(INFORMATION PROVIDED)
-=-=-

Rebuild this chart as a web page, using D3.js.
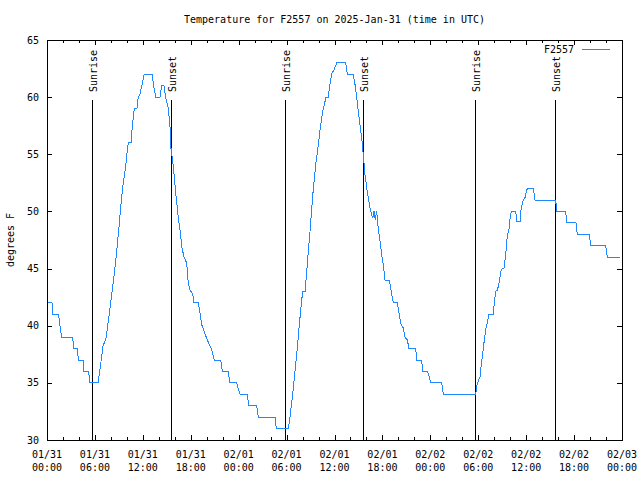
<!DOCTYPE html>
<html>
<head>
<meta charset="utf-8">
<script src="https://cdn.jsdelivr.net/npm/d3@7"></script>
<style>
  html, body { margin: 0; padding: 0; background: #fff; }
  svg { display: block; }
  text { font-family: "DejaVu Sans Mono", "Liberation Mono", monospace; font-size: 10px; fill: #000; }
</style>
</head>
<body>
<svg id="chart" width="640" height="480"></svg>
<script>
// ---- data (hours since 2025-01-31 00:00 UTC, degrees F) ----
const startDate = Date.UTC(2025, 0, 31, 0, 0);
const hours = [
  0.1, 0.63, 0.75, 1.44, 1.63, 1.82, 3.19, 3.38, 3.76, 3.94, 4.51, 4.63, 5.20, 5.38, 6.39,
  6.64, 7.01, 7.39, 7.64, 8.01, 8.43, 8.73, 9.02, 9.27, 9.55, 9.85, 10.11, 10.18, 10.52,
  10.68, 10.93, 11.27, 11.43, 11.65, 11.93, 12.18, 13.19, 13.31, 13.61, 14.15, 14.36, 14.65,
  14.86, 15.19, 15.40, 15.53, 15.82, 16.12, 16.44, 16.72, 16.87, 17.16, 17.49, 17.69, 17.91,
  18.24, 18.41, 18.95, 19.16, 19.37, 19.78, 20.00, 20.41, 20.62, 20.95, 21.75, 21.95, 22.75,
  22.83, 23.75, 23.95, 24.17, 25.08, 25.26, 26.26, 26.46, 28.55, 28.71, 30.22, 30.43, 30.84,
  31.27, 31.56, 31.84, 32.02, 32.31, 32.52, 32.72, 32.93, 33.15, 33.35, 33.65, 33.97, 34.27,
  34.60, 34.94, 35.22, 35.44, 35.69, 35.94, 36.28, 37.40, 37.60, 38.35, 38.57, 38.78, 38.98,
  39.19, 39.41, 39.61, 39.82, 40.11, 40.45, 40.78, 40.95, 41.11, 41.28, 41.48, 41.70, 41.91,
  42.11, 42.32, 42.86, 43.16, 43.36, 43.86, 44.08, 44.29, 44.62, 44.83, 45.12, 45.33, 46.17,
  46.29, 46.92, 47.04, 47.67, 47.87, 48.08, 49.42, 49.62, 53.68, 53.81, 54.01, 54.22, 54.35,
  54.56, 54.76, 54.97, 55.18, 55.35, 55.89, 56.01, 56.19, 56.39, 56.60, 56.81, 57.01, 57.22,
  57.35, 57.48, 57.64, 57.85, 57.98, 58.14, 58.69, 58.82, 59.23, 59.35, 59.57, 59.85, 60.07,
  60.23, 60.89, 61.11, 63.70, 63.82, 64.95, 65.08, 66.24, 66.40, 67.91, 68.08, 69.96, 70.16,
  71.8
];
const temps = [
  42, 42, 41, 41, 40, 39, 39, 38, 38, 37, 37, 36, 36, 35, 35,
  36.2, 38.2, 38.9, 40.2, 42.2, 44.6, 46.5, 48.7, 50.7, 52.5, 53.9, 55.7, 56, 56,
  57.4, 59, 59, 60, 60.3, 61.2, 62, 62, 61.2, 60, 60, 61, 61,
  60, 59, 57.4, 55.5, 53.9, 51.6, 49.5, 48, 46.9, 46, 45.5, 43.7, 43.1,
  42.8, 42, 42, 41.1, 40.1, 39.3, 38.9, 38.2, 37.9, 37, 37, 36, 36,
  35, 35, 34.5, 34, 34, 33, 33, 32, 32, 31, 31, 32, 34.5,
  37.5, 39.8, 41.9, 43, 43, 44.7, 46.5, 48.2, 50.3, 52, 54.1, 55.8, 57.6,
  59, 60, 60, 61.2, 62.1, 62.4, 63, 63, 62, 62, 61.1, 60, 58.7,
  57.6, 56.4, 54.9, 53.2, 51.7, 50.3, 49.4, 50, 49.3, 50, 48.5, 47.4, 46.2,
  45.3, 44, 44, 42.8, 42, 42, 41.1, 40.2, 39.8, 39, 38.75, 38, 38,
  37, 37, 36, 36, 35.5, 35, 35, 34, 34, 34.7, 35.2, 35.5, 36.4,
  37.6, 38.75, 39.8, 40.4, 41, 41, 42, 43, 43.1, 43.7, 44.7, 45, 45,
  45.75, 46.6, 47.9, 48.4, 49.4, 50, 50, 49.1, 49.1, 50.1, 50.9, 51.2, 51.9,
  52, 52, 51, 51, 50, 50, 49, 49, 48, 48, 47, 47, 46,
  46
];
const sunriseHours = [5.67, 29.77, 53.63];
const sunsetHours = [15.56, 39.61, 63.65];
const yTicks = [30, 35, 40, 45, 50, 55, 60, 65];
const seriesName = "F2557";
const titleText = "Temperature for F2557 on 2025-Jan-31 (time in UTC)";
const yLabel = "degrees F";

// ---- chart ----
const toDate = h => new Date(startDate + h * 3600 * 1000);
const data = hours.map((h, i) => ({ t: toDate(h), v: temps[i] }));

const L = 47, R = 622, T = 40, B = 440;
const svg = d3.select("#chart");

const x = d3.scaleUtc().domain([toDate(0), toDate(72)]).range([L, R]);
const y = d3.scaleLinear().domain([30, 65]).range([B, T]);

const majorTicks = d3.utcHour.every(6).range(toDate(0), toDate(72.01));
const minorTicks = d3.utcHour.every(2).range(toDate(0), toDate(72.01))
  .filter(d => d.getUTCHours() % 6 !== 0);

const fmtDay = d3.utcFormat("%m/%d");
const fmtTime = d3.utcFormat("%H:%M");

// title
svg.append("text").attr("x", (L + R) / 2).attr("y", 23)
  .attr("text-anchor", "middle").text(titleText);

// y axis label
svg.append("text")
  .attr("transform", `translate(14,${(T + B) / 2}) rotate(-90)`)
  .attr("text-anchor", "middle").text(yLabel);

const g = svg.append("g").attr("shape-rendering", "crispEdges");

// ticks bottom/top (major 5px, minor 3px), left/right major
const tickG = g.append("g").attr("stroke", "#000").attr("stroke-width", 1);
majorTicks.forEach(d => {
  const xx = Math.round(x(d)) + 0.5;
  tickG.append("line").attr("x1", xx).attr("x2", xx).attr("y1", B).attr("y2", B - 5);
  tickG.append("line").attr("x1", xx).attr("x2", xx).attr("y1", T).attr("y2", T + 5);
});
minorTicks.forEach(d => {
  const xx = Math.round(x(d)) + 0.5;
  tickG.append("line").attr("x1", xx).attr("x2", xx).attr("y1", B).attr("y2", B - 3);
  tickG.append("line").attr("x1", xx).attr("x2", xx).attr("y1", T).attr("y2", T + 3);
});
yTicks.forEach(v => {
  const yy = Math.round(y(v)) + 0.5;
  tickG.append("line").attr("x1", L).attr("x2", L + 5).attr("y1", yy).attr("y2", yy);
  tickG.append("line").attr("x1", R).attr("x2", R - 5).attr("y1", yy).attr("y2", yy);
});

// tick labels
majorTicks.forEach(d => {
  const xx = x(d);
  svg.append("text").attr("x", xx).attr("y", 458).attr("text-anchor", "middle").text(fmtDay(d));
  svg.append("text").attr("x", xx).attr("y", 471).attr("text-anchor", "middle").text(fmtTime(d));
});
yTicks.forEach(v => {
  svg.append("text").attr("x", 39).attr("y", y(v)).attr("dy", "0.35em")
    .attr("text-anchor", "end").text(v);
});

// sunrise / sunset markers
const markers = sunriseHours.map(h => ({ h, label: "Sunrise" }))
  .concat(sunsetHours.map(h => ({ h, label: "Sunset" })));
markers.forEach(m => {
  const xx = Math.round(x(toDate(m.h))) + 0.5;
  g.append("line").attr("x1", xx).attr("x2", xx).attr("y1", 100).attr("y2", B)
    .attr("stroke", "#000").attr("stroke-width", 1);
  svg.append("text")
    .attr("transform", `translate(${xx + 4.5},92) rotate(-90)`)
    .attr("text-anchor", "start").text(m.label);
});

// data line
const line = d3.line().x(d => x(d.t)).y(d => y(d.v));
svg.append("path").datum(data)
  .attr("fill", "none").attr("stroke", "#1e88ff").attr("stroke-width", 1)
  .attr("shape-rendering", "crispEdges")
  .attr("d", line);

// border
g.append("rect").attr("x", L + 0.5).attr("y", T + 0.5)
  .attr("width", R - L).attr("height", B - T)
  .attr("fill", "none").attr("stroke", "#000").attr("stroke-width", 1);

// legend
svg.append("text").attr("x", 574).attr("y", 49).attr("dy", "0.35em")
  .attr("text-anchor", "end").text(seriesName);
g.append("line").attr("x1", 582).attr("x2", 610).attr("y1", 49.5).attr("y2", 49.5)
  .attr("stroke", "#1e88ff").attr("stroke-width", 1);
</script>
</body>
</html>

-=-=-

(EXERCISE DESCRIPTION) Write out every line of the listing that holds the word "chart".

(RESPONSE TO THE TASK)
Rebuild this chart as a web page, using D3.js.
<svg id="chart" width="640" height="480"></svg>
// ---- chart ----
const svg = d3.select("#chart");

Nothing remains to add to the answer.